The Pentagon contradicted President Joe Biden multiple times Friday, immediately after he delivered remarks on the bungled withdrawal from Afghanistan this week.
Biden said at a White House press conference that al-Qaeda was “gone” from Afghanistan, only to have the Pentagon dispel that notion less than an hour later.
“Look, let’s put this thing in perspective here. What interest do we have in Afghanistan at this point with al-Qaeda gone? We went to Afghanistan for the express purpose of getting rid of al-Qaeda in Afghanistan as well as, as well as getting Osama bin Laden, and we did,” Biden said.
At a Pentagon press conference right afterward, Defense Department press secretary John Kirby was asked how many al-Qaeda members are still in Afghanistan.
“We know that al-Qaeda is a presence as well as ISIS in Afghanistan. And we’ve talked about that for quite some time. We do not believe it is exorbitantly high, but we don’t have an exact figure for you,” he said.
Asked about the discrepancy between Biden and his remarks, Kirby said, “What we believe is that there isn’t a presence that is significant enough to merit a threat to our homeland, as there was back on 9/11, 20 years ago.”
He also said, “nobody’s walking away from the fact” that they are still there and added, “We’re certainly going to maintain as much vigilance as we can, absent a presence on the ground.”
Asked why Biden said there was no national security interest in Afghanistan despite the U.S. military spending 20 years there, Kirby did not directly answer the question.
He said there was a “significant” national security interest in being there “20 years ago” but refrained from saying if it is still a national security interest or not. Instead, he said, “It was time to end this conflict.”
Biden and the Pentagon also clashed over whether Americans were able to get through to the airport to evacuate.
Biden said, “we have no indication that they haven’t been able to get in Kabul through the airport,” and touted an agreement with the Taliban.
“So, we know of no circumstance where American citizens are carrying an American passport are trying to get through to the airport,” Biden said.
Kirby, less than an hour later, said there are reports of Americans not being able to get through checkpoints to get to the airport.
He said to a reporter, “I would also note, though, Tom, that though there have been sporadic reports of some Americans not being able to get through checkpoints. I fully admit that, by and large, what we’ve been saying is that Americans are able to get through those checkpoints and are able to get onto the airfield.”
Kirby also acknowledged reports that some Americans have been beaten by the Taliban in Kabul, and he did not push back on them.

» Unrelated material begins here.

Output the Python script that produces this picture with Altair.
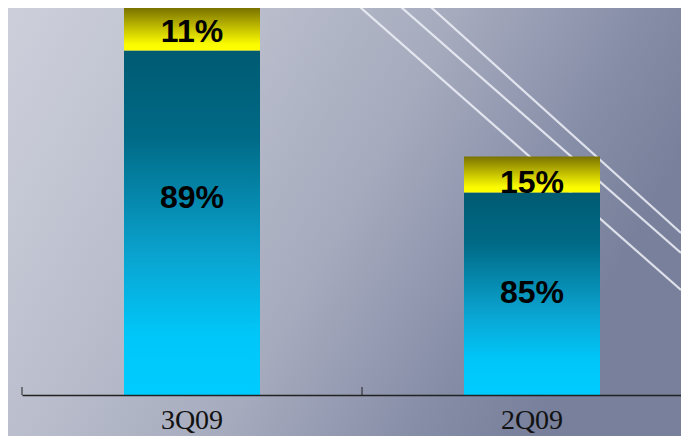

He also said the Biden administration has “communicated to the Taliban” that the attacks are unacceptable.
“We’re certainly mindful of these reports, and they’re deeply troubling, and we have communicated to the Taliban that that’s absolutely unacceptable — that we want free passage through their checkpoints for documented Americans, and, by and large, that’s happening,” Kirby said.
Kirby also acknowledged that the administration could do more to get Americans trapped outside the airport but said he would not talk about “potential future operations” and what that would look like.
The discrepancies contribute to a sense of tension between Biden and his Defense Department.
The Pentagon had reportedly pushed for 3,000 to 4,500 U.S. troops to remain in Afghanistan, but Biden had disagreed and has vehemently defended his decision to draw down to zero troops in Afghanistan in recent days.
According to the New York Times, Chairman of the Joint Chiefs of Staff Gen. Mark Milley, Afghanistan War commander Gen. Austin Miller, and Central Command commander Gen. Kenneth McKenzie were in “lockstep” in recommending that a number of troops stay in Afghanistan.
A former senior defense official told Breitbart News on Thursday that Biden’s decision stemmed as far back to 2010 when he wanted to leave Afghanistan altogether but was overruled by then-President Barack Obama, who listened to his military advisers.
“This was an emotional decision — righting perceived wrongs from when he didn’t have the power that he has now in his brief moments of f-cking lucidity,” the former official said. “It’s his revenge against the generals in a way.”